Less than an hour after an opening speech extolled a “people-centric” ASEAN, officials informed reporters that they would not be permitted to ask questions during the joint news conference. The media were asked to submit their questions beforehand instead.
Three out of five questions selected by the organizers were about the People’s Republic, albeit with the usual euphemisms: whether the ASEAN-U.S. naval exercise would upset China, how agreements made at the summit would impact relations with “superpowers in the region,” and what the ministers’ stance on the South China Sea were.
Reading from a prepared script, Gen. Prawit said the summit helped establish reliable channels of communication with regional superpowers in the event of a “crisis,” and promoted trust between all parties involved.
He also said an ongoing attempt by ASEAN and China to draft codes of conduct and navigation rules in South China Sea – where tensions between China and two ASEAN members have been rising – will be completed in the near future.
“We aim to build trust, confidence and self-restraint, and prevent any action that would further complicate the situation,” Prawit said.

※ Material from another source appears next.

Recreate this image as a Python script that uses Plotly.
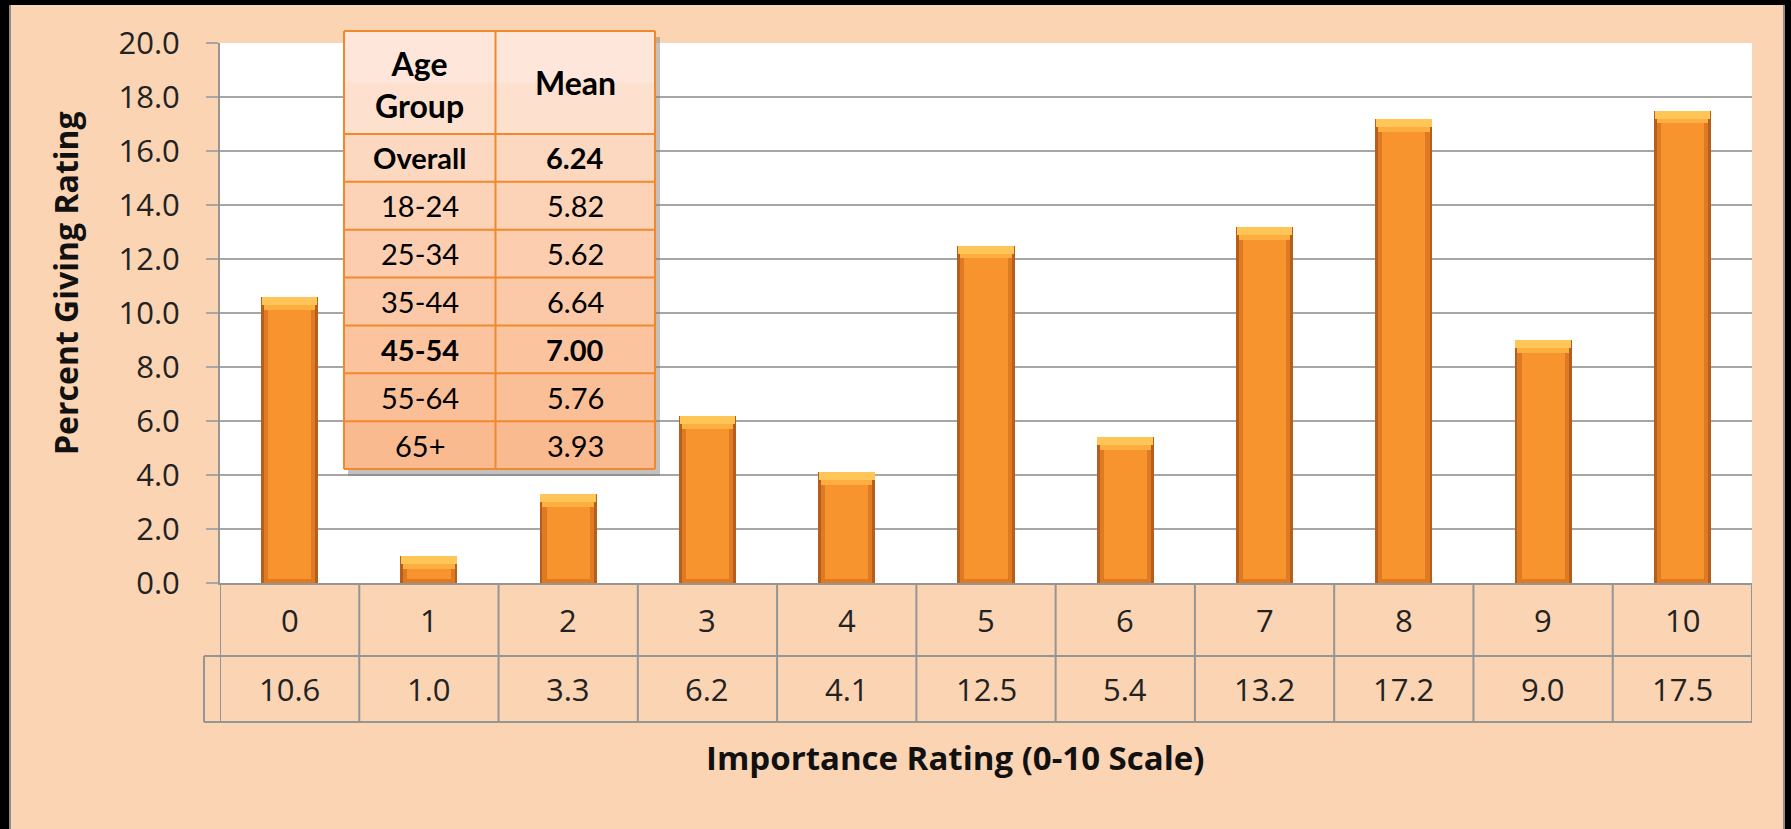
import plotly.graph_objects as go

# data
ratings = [0, 1, 2, 3, 4, 5, 6, 7, 8, 9, 10]
rating_labels = ['0', '1', '2', '3', '4', '5', '6', '7', '8', '9', '10']
percent = [10.6, 1.0, 3.3, 6.2, 4.1, 12.5, 5.4, 13.2, 17.2, 9.0, 17.5]

age_groups = ['Overall', '18-24', '25-34', '35-44', '45-54', '55-64', '65+']
age_means = ['6.24', '5.82', '5.62', '6.64', '7.00', '5.76', '3.93']
bold_rows = ['Overall', '45-54']

# layout helpers (pixel -> paper), plot area is x 220..1752, y 43..583
L, R, T, B = 220, 1752, 43, 583
W, H = 1791, 829


def px(p):
    return (p - L) / (R - L)


def py(p):
    return (B - p) / (B - T)


peach = '#FBD4B4'
grid = '#A6A6A6'
axis_font = dict(family='Open Sans, Liberation Sans, sans-serif', size=31, color='#222222')
title_font = dict(family='Open Sans, Liberation Sans, sans-serif', size=33, color='#111111')
tab_font = 'Lato, Open Sans, sans-serif'

fig = go.Figure()

# bevelled bars: dark edge, face, light top
fig.add_trace(go.Bar(x=ratings, y=percent, width=0.41,
                     marker=dict(color='#B65E1C', line=dict(width=0)),
                     hoverinfo='skip', showlegend=False))
fig.add_trace(go.Bar(x=ratings, y=percent, width=0.37,
                     marker=dict(color='#DE7A24', line=dict(width=0)),
                     hoverinfo='skip', showlegend=False))
fig.add_trace(go.Bar(x=ratings, y=[v - 0.45 for v in percent], base=0.15, width=0.31,
                     marker=dict(color='#F7942E', line=dict(width=0)),
                     showlegend=False))
fig.add_trace(go.Bar(x=ratings, y=[0.18] * len(percent), base=[v - 0.48 for v in percent],
                     width=0.37, marker=dict(color='#FDAE40', line=dict(width=0)),
                     hoverinfo='skip', showlegend=False))
fig.add_trace(go.Bar(x=ratings, y=[0.3] * len(percent), base=[v - 0.3 for v in percent],
                     width=0.40, marker=dict(color='#FFC657', line=dict(width=0)),
                     hoverinfo='skip', showlegend=False))

shapes = []
ann = []

# black frame
shapes.append(dict(type='rect', xref='paper', yref='paper', x0=px(0), x1=px(9), y0=py(W), y1=py(0),
                   fillcolor='black', line=dict(width=0), layer='above'))
shapes.append(dict(type='rect', xref='paper', yref='paper', x0=px(1785), x1=px(W), y0=py(W), y1=py(0),
                   fillcolor='black', line=dict(width=0), layer='above'))
shapes.append(dict(type='rect', xref='paper', yref='paper', x0=px(0), x1=px(W), y0=py(5), y1=py(0),
                   fillcolor='black', line=dict(width=0), layer='above'))
shapes.append(dict(type='line', xref='paper', yref='paper', x0=px(10), x1=px(10), y0=py(W), y1=py(5),
                   line=dict(color='#8C8C8C', width=2)))
shapes.append(dict(type='line', xref='paper', yref='paper', x0=px(1784), x1=px(1784), y0=py(W), y1=py(5),
                   line=dict(color='#8C8C8C', width=2)))

# data table under the axis
row1, row2 = py(656), py(722)
tcol = '#959595'
for k in range(len(ratings) + 1):
    shapes.append(dict(type='line', xref='x', yref='paper', x0=k - 0.5, x1=k - 0.5, y0=row2, y1=0,
                       line=dict(color=tcol, width=2)))
for yy in (row1, row2):
    shapes.append(dict(type='line', xref='paper', yref='paper', x0=px(204), x1=1, y0=yy, y1=yy,
                       line=dict(color=tcol, width=2)))
shapes.append(dict(type='line', xref='paper', yref='paper', x0=px(204), x1=px(204), y0=row2, y1=row1,
                   line=dict(color=tcol, width=2)))

for x, lab, v in zip(ratings, rating_labels, percent):
    ann.append(dict(x=x, y=py(619.5), xref='x', yref='paper', text=lab, showarrow=False,
                    font=axis_font, xanchor='center', yanchor='middle'))
    ann.append(dict(x=x, y=py(689), xref='x', yref='paper', text=f'{v:.1f}', showarrow=False,
                    font=axis_font, xanchor='center', yanchor='middle'))

ann.append(dict(x=px(955), y=py(757), xref='paper', yref='paper',
                text='<b>Importance Rating (0-10 Scale)</b>', showarrow=False,
                font=title_font, xanchor='center', yanchor='middle'))
ann.append(dict(x=px(65), y=py(283), xref='paper', yref='paper',
                text='<b>Percent Giving Rating</b>', showarrow=False, textangle=-90,
                font=dict(title_font, size=32), xanchor='center', yanchor='middle'))

# embedded mean table
tl, tm, tr = 344, 495.5, 655
tt, th = 31, 134
rh = (469 - th) / len(age_groups)
shapes.append(dict(type='rect', xref='paper', yref='paper', x0=px(tl + 4), x1=px(tr + 5),
                   y0=py(469 + 7), y1=py(tt + 6), fillcolor='rgba(120,120,120,0.45)',
                   line=dict(width=0)))
row_fills = ['#FCD8C0', '#FCD3B7', '#FCCEAF', '#FBC9A7', '#FBC49F', '#FBBF97', '#FABA8F']
shapes.append(dict(type='rect', xref='paper', yref='paper', x0=px(tl), x1=px(tr),
                   y0=py(th), y1=py(tt), fillcolor='#FDE0CE', line=dict(width=0)))
shapes.append(dict(type='rect', xref='paper', yref='paper', x0=px(tl), x1=px(tr),
                   y0=py((tt + th) / 2), y1=py(tt), fillcolor='#FEE7DA', line=dict(width=0)))
for i, fc in enumerate(row_fills):
    shapes.append(dict(type='rect', xref='paper', yref='paper', x0=px(tl), x1=px(tr),
                       y0=py(th + rh * (i + 1)), y1=py(th + rh * i), fillcolor=fc,
                       line=dict(width=0)))
ocol = '#F0892E'
for i in range(len(age_groups) + 1):
    yy = py(th + rh * i)
    shapes.append(dict(type='line', xref='paper', yref='paper', x0=px(tl), x1=px(tr), y0=yy, y1=yy,
                       line=dict(color=ocol, width=2)))
shapes.append(dict(type='line', xref='paper', yref='paper', x0=px(tl), x1=px(tr), y0=py(tt), y1=py(tt),
                   line=dict(color=ocol, width=2)))
for xx in (tl, tm, tr):
    shapes.append(dict(type='line', xref='paper', yref='paper', x0=px(xx), x1=px(xx),
                       y0=py(469), y1=py(tt), line=dict(color=ocol, width=2)))

c1, c2 = px((tl + tm) / 2), px((tm + tr) / 2)
hf = dict(family=tab_font, size=32, color='black')
ann.append(dict(x=c1, y=py((tt + th) / 2 + 2), xref='paper', yref='paper', text='<b>Age<br>Group</b>',
                showarrow=False, font=hf, xanchor='center', yanchor='middle'))
ann.append(dict(x=c2, y=py((tt + th) / 2), xref='paper', yref='paper', text='<b>Mean</b>',
                showarrow=False, font=hf, xanchor='center', yanchor='middle'))
for i, (g, m) in enumerate(zip(age_groups, age_means)):
    yc = py(th + rh * (i + 0.5))
    f = dict(family=tab_font, size=29, color='black')
    if g in bold_rows:
        g, m = f'<b>{g}</b>', f'<b>{m}</b>'
    ann.append(dict(x=c1, y=yc, xref='paper', yref='paper', text=g, showarrow=False,
                    font=f, xanchor='center', yanchor='middle'))
    ann.append(dict(x=c2, y=yc, xref='paper', yref='paper', text=m, showarrow=False,
                    font=f, xanchor='center', yanchor='middle'))

fig.update_layout(
    width=W, height=H,
    margin=dict(l=L, r=W - R, t=T, b=H - B),
    paper_bgcolor=peach,
    plot_bgcolor='white',
    barmode='overlay',
    bargap=0,
    showlegend=False,
    shapes=shapes,
    annotations=ann,
    xaxis=dict(range=[-0.5, 10.5], showticklabels=False, showgrid=False, zeroline=False,
               showline=True, linecolor=tcol, linewidth=2, ticks='', fixedrange=True),
    yaxis=dict(range=[0, 20], dtick=2, tickformat='.1f', showgrid=True, gridcolor=grid,
               gridwidth=2, zeroline=False, showline=True, linecolor=tcol, linewidth=2,
               ticks='outside', ticklen=12, tickwidth=2, tickcolor=grid,
               ticklabelstandoff=20, tickfont=axis_font, fixedrange=True),
)

# page body has a default margin; drop it so the figure sits at the window corner
fig.write_html('out.html', config={'displayModeBar': False},
               post_script="document.body.style.margin='0';document.body.style.overflow='hidden';")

China claims ownership over most of the South China Sea, which is one of Asia’s most important shipping lanes and believed to host a variety of natural resources. The claims are disputed by the Philippines and Vietnam, who accuse China of militarizing the islands and hindering ship movement in the area.
Today’s joint declaration included a commitment to promoting “freedom of navigation” in accordance with international laws and to reducing any possible confrontation in the South China Sea.
Prawit said he believes the summit will lead to “sustainable security” in the region.
“No more questions, right?” Prawit said at the end of the no-question news conference before leaving the room, to the ironic chuckles of some reporters.